Subject: monadic rapport transcribe - jubilant mann cupful
So I've been thinking about validation yet again (this was one of the Big Themes here on the weblog once upon a time). I had various thoughts about it that I might have written down, but right now I'm tired and sort of grumpy and don't have too many thoughts. Sex, I'll propose, is very much about validation. Validation is having someone tell you that your iTunes library is the best and most eclectic that they've seen (and contrary to the expressed opinions of the womenfolks around here, I have not been mentioning it constantly since it happened). There's even validation in determining that someone who doesn't have a high opinion of you is a jerk anyway (a sort of sour-grapes sort of validation).
Many Fantasy Worlds possess fine metal working, word-working and the ability to make crossbows, catapults and elaborate secret trapdoors but have no wheeled transport.
(I think "word-working" is a typo, but a nice one. See also the rest of that site. File under "clue".)

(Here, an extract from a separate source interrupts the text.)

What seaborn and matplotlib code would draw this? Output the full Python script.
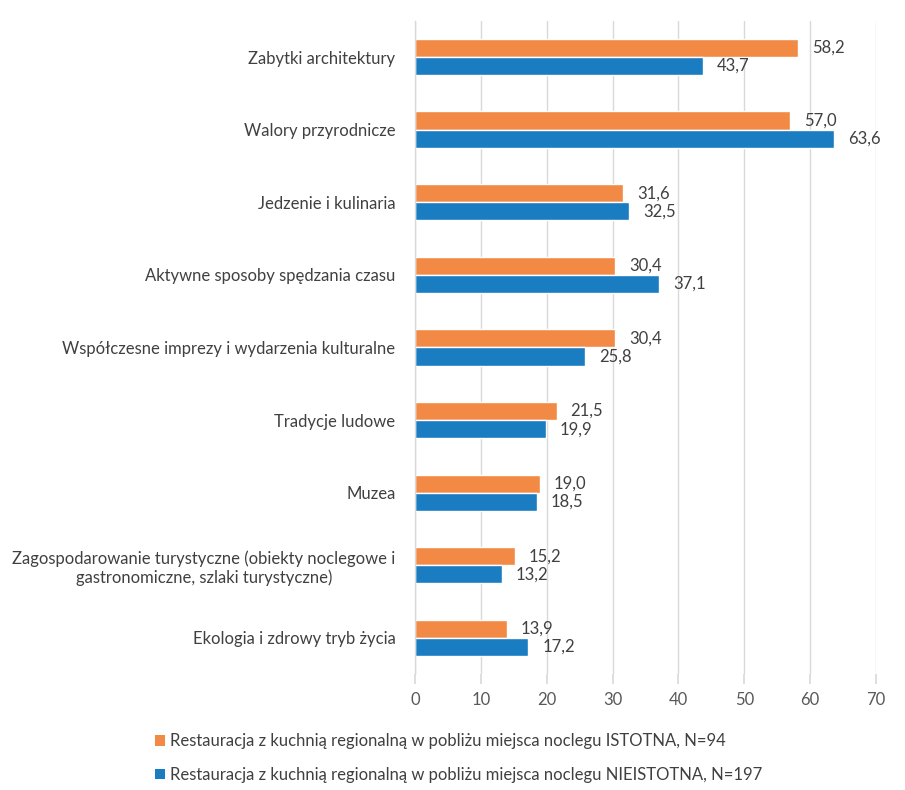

I'm tired mostly from having closed up the Big Tub of Water for the year (seems like just the other day we opened it). Also from having run my first Annual Meeting of the Lake Association as President. Nothing much happened (which was good because we didn't have a quorum), but people did come down and we all talked and it was a nice day, and we agreed to get up a petition to the town to complain about them never having finished repaving the roads after they put in the sewers. Or something.
And then there wasn't a potluck afterward because the meeting announcement hadn't been definite enough about it, but I did take the fudge that I made yesterday and my computer and my book down to the lake after the meeting, and sat there for about forty-five minutes. Manny from down the street stopped by and joined me for awhile and we ate fudge and chatted. And I think a big part of the reason that I'm not a natural Association President is that that was a fine sort of social occasion as far as I'm concerned.
And let's see. I'm reading Shelley's "Frankenstein". And I finished the silly but fun Lion in the Valley.
Validation is also all the nice words that people have been typing into the input boxes in the Fifth Anniversary Issue; keep those cards and letters coming, folks; it's what we live for (roughly). Selections will be published in a future issue.